俞佳忧心忡忡地看着手里的温度计,里面的水银柱已经跳过39度的刻度。
在她印象里,成年之后,她就很少烧得这么厉害了,偶尔重感冒,烧到38度已经头昏眼花动弹不得了,她有点想象不到周枕书顶着这么高的体温满世界跑,得有多难受。
俞佳抱走周枕书捧在怀里的小乌龟,小心翼翼地放到地上,犹豫着试探:“不然还是上医院吧?温度还挺高的。”
“不用,就是淋了点雨。”他半垂着眼睛,正看见俞佳小心翼翼的神色,心里一软,补充道,“下雨天,别折腾了。”
俞佳瞪大了眼睛:“你什么时候还淋了雨?”
周枕书在她的目光里觉得不自在,移开目光,看了一眼在俞佳家地上伸着脖子好奇地满地乱爬的乌龟,哑着声音说:“我抓不到它,又怕它掉下楼,索性拿棍子把它往你家阳台赶。那时候淋了一点雨。”
下午的风雨可不小,周枕书的乌龟再活泼也还是只乌龟,动作应该快不了,估计周枕书淋了好一会儿的雨。
怪不得烧得这么厉害。
俞佳从药箱里找出退烧药和祛风散寒的感冒药,根据说明书数好药片,刚刚要递出去,又立刻缩回手来,问周枕书:“你吃过饭没有?”
周枕书看着桌上只剩一半葡萄糖水的玻璃杯:“喝了糖水。”
什么意思?这就算是吃过饭了?
周枕书耐心耗尽,伸手来抢药,俞佳当然不肯松手,不仅不松手,还握住周枕书的手阻拦他。
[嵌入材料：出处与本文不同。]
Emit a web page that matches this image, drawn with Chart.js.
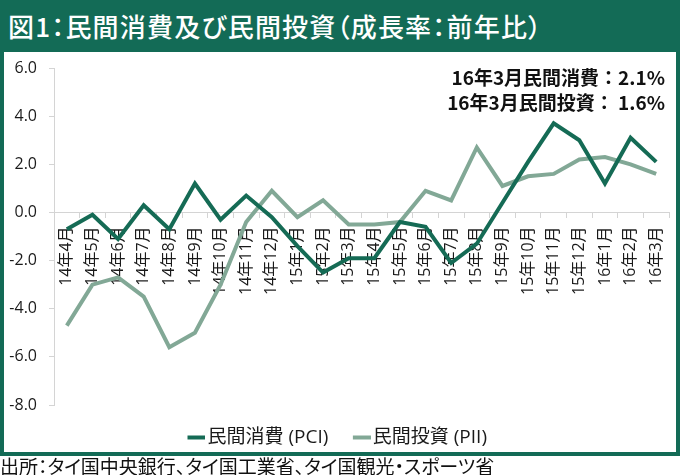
<!DOCTYPE html>
<html lang="ja">
<head>
<meta charset="utf-8">
<script src="https://cdn.jsdelivr.net/npm/chart.js@4/dist/chart.umd.min.js"></script>
<style>
    body { margin: 0; background: #fff; width: 680px; height: 475px; overflow: hidden; position: relative; }
    #frame {
        position: absolute; left: 0; top: 0; width: 680px; height: 456px;
        box-sizing: border-box; border: 4px solid #136b56; background: #fff;
    }
    #title {
        position: absolute; left: 0; top: 0; width: 680px; height: 52px;
        background: #136b56; color: #fff;
        font-family: "Noto Sans CJK JP", sans-serif; font-weight: 500;
        font-size: 26px; line-height: 52px; letter-spacing: 1.2px;
        padding-left: 8px; box-sizing: border-box;
        font-feature-settings: "palt";
    }
    #chartBox { position: absolute; left: 4px; top: 52px; }
    #source {
        position: absolute; left: 0; top: 454px;
        font-family: "Noto Sans CJK JP", sans-serif; font-size: 19px; line-height: 23px;
        color: #111; font-feature-settings: "palt"; white-space: nowrap;
    }
</style>
</head>
<body>
<div id="frame"></div>
<div id="title">図1：民間消費及び民間投資（成長率：前年比）</div>
<div id="chartBox"><canvas id="chart" width="672" height="405"></canvas></div>
<div id="source">出所：タイ国中央銀行、タイ国工業省、タイ国観光・スポーツ省</div>

<script>
const months = [
    "14年4月", "14年5月", "14年6月", "14年7月", "14年8月", "14年9月",
    "14年10月", "14年11月", "14年12月", "15年1月", "15年2月", "15年3月",
    "15年4月", "15年5月", "15年6月", "15年7月", "15年8月", "15年9月",
    "15年10月", "15年11月", "15年12月", "16年1月", "16年2月", "16年3月"
];

// 民間消費 (PCI), 前年比 %
const pci = [
    -0.7, -0.1, -1.1, 0.3, -0.7, 1.2,
    -0.3, 0.7, -0.2, -1.4, -2.5, -1.9,
    -1.9, -0.4, -0.6, -2.1, -1.3, 0.4,
    2.1, 3.7, 3.0, 1.2, 3.1, 2.1
];

// 民間投資 (PII), 前年比 %
const pii = [
    -4.7, -3.0, -2.7, -3.5, -5.6, -5.0,
    -3.0, -0.4, 0.9, -0.2, 0.5, -0.5,
    -0.5, -0.4, 0.9, 0.5, 2.7, 1.1,
    1.5, 1.6, 2.2, 2.3, 2.0, 1.6
];

const seriesNames = ["民間消費 (PCI)", "民間投資 (PII)"];
const notes = ["16年3月民間消費：2.1%", "16年3月民間投資： 1.6%"];

const yMin = -8;
const yMax = 6;
const yStep = 2;

const darkGreen = "#156b55";
const greyGreen = "#82a896";
const axisGrey = "#d4d4d4";
const tickFont = { family: "'Open Sans', 'Noto Sans CJK JP', sans-serif", size: 16 };
const legendFontSize = 19;
const legendBox = 12;

// legend swatch: a short thick line that sits right next to the label text
function makeSwatch(color) {
    const lineEnd = legendBox + legendFontSize / 2 - 2;
    const lineStart = lineEnd - 18;
    const center = legendBox / 2;
    const half = Math.max(center - lineStart, lineEnd - center);
    const c = document.createElement("canvas");
    c.width = Math.ceil(half * 2);
    c.height = 6;
    const ctx = c.getContext("2d");
    ctx.fillStyle = color;
    ctx.fillRect(lineStart - (center - half), 1, 18, 4);
    return c;
}

// latest values written in the top right corner
const notePlugin = {
    id: "notes",
    afterDraw(chart) {
        const ctx = chart.ctx;
        const area = chart.chartArea;
        ctx.save();
        ctx.font = "bold 19px 'Noto Sans CJK JP', sans-serif";
        ctx.fillStyle = "#111";
        ctx.textAlign = "right";
        ctx.textBaseline = "middle";
        notes.forEach((t, i) => ctx.fillText(t, area.right - 4, area.top + 10 + i * 24.5));
        ctx.restore();
    }
};

new Chart(document.getElementById("chart"), {
    type: "line",
    data: {
        labels: months,
        datasets: [{
            label: seriesNames[0],
            data: pci,
            borderColor: darkGreen,
            backgroundColor: darkGreen,
            borderWidth: 4,
            pointRadius: 0,
            pointStyle: makeSwatch(darkGreen),
            tension: 0
        }, {
            label: seriesNames[1],
            data: pii,
            borderColor: greyGreen,
            backgroundColor: greyGreen,
            borderWidth: 4,
            pointRadius: 0,
            pointStyle: makeSwatch(greyGreen),
            tension: 0
        }]
    },
    options: {
        responsive: false,
        animation: false,
        layout: { padding: { top: 16, right: 7, left: 0, bottom: 0 } },
        scales: {
            x: {
                position: { y: 0 },
                offset: true,
                afterFit(scale) { scale.paddingLeft = 0; scale.paddingRight = 0; },
                grid: { offset: true, drawOnChartArea: false, drawTicks: true, tickLength: 5, color: axisGrey },
                border: { color: axisGrey },
                ticks: {
                    autoSkip: false,
                    maxRotation: 90,
                    minRotation: 90,
                    padding: 9,
                    color: "#1a1a1a",
                    font: tickFont
                }
            },
            y: {
                min: yMin,
                max: yMax,
                afterFit(scale) { scale.width = 50; scale.paddingTop = 0; scale.paddingBottom = 0; },
                grid: { drawOnChartArea: false, drawTicks: true, tickLength: 5, color: axisGrey },
                border: { color: axisGrey },
                ticks: {
                    stepSize: yStep,
                    padding: 12,
                    color: "#1a1a1a",
                    font: tickFont,
                    callback: value => value.toFixed(1)
                }
            }
        },
        plugins: {
            legend: {
                position: "bottom",
                labels: {
                    usePointStyle: true,
                    pointStyleWidth: legendBox,
                    padding: 23,
                    color: "#1a1a1a",
                    font: { family: "'Open Sans', 'Noto Sans CJK JP', sans-serif", size: legendFontSize }
                }
            },
            tooltip: { enabled: false }
        }
    },
    plugins: [notePlugin]
});
</script>
</body>
</html>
他在发烧,浑身都是滚烫的,可指尖却是凉的,也不知道这一瞬的肢体接触,使他们两谁更紧张,一个把手覆在人家手背上后,就忽然顿住不动了,另一个则是手被一只温暖柔软手掌包裹住后,就僵住一般也不动了。
一时,房间里的气氛变得暧昧而尴尬。
连地上爬来爬去的乌龟也收敛起对新地图的好奇心,伸着脖子盯着他们两看。
俞佳松开手,尴尬地轻咳两声:“糖水不算,胃里得先垫点东西,不然容易像那天晚上在医院里一样,吃了药胃疼。”
周枕书掩饰般地轻咳两声,难得地配合:“好。”
“这个天气,外卖得好久才能到。要不就在家煮点面条?”
“行。”
俞佳抓抓头发:“其实我不大会做饭,你会吗?”
大概是俞佳的问句太过挑衅,周枕书没有正面回答她。
俞佳把他的沉默当做默认,转身去冰箱里找了面条、鸡蛋、排骨、肉片、青菜等食材出来,甚至还在冷冻室里翻出一盒切成末、装在盒子里的葱花,五花八门的食材满满当当摆满了整个料理台,大有拍摄厨王争霸的架势。
周枕书走过来,抱胸倚在厨房门框,俞佳朝食材努努嘴,向他使个眼色:“喏,需要什么材料,你随便挑。”
“嗯?”周枕书蹙眉,“不是煮面吗?”
就是从周枕书提出这个问题起,俞佳开始觉察到不对劲。
她看看台子上这些再寻常不过的食物,又看看周枕书,面露疑惑。
周枕书因为高烧而泛着绯红的脸颊好像更红了一点,与平日里脸色苍白神态冷清的模样相比,显得生动可爱许多。
他别别扭扭地发布免责声明:“面能煮得熟,其他的东西,我不保证。”
俞佳“噗嗤”一声笑出来。
她怎么会指望一个打算把葡萄糖水当正餐糊弄的人拥有高超厨艺呢?
作者有话要说:我错了我错了,昨天认真地搞收纳,就……忘了时间,今天补上!